My real point in raising this question is to ask — what is the price of ratification? We think the Florida Seminole nation (there was another that did not) that “ratified” FSU’s use of the Seminole name did so for political purposes, perhaps related to gaming compacts. But there, Gov. Jeb Bush (who likely was in gaming compact negotiations with the tribe) made big political hay over the NCAA’s actions as to FSU and other schools on the question of their use of Indian names, logos, and mascots. It made some sense (I suppose) to placate Jeb Bush at that time. But what does UND have to offer the Sioux nations? Not gaming, certainly. Full tuition and fees and living costs to all Sioux Indians? Contract bidding preferences to Sioux nation business entities? UND extension schools on reservations? I don’t really know.
UND could turn the next three years (assuming the settlement goes through) into a brutal campaign of North Dakota Sioux nation against Sioux nation against Sioux nation. What if UND made clear that the the first Sioux nation to “ratify” the Fighting Sioux name and logo would get all the benefits, creating a race to the bottom (assuming there were any competitors)?
Or maybe UND compromises and offers to share the trademark and other property rights associated with the Fighting Sioux name and logo with the Sioux nations (in N.D. and in S.D., Minn., and Mont.). Then the Sioux nations would have a say in how the name and logo are used — and, likely, a say in whether or not to continue them at all. Or what if UND offered to make their name more politically correct, for example, changing the name to the Lakota?

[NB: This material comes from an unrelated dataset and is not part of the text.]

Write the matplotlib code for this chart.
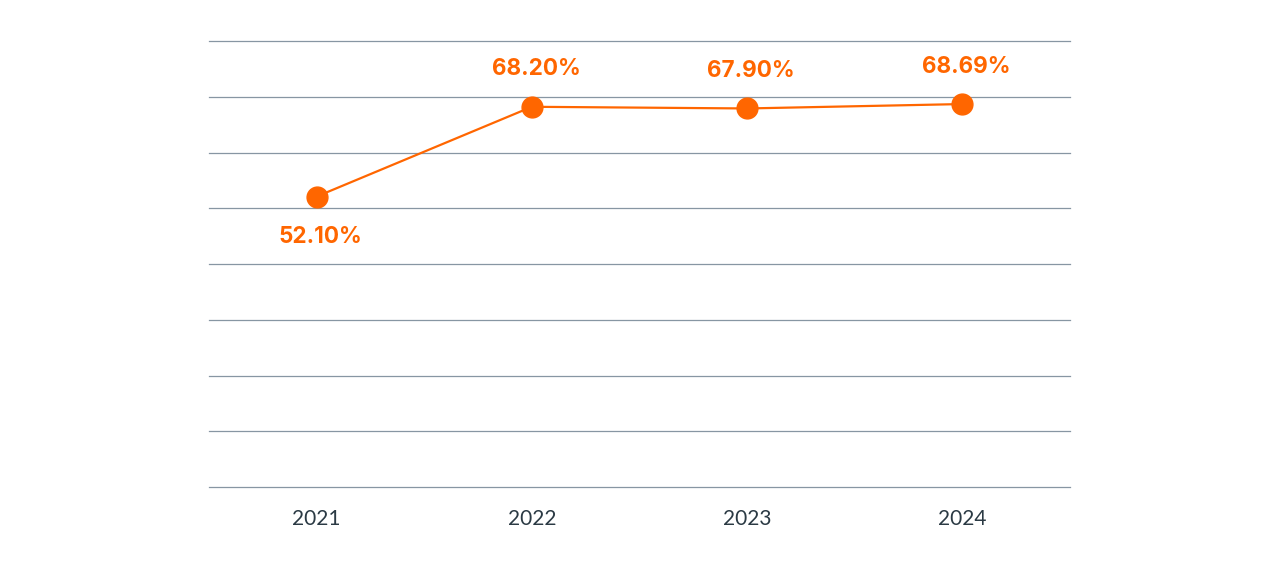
import matplotlib
matplotlib.use("Agg")
import matplotlib.pyplot as plt

years = ["2021", "2022", "2023", "2024"]
values = [52.10, 68.20, 67.90, 68.69]
labels = ["52.10%", "68.20%", "67.90%", "68.69%"]
label_below = [True, False, False, False]

orange = "#ff6600"
fig = plt.figure(figsize=(12.8, 5.68), dpi=100)
ax = fig.add_axes([209/1280, (568-487)/568, (1070-209)/1280, (487-41)/568])

x = list(range(len(years)))
ax.plot(x, values, color=orange, lw=1.6, marker="o", ms=15, zorder=3)
ax.set_xlim(-0.5, len(years)-0.5)
ax.set_ylim(0, 80)
ax.set_yticks(range(0, 81, 10))
ax.yaxis.grid(True, color="#8796a3", lw=0.9)
for gl in ax.get_ygridlines():
    gl.set_clip_on(False)
ax.set_axisbelow(True)
for s in ax.spines.values():
    s.set_visible(False)
ax.tick_params(axis="y", left=False, labelleft=False)
ax.tick_params(axis="x", bottom=False, pad=12.5)
ax.set_xticks(x)
ax.set_xticklabels(years, fontsize=15, color="#2b3a44", family="Lato")

for xi, v, lab, below in zip(x, values, labels, label_below):
    off = -29 if below else 27
    ax.annotate(lab, (xi, v), xytext=(3, off), textcoords="offset points",
                ha="center", va="center", fontsize=16.2, fontweight="bold",
                color=orange, family="Inter")

fig.savefig("out.png", dpi=100)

I’m not supporting any of these ideas (and I really hope they don’t go anywhere, because the use of Indian names and logos should just go away), but I’m trying to demonstrate how this settlement could become a major problem for the Indian nations in question. Remember — no Indian nation is a party to these negotiations. As is almost always the case, the interests of Indian people will be decided according to the whims of non-Indians.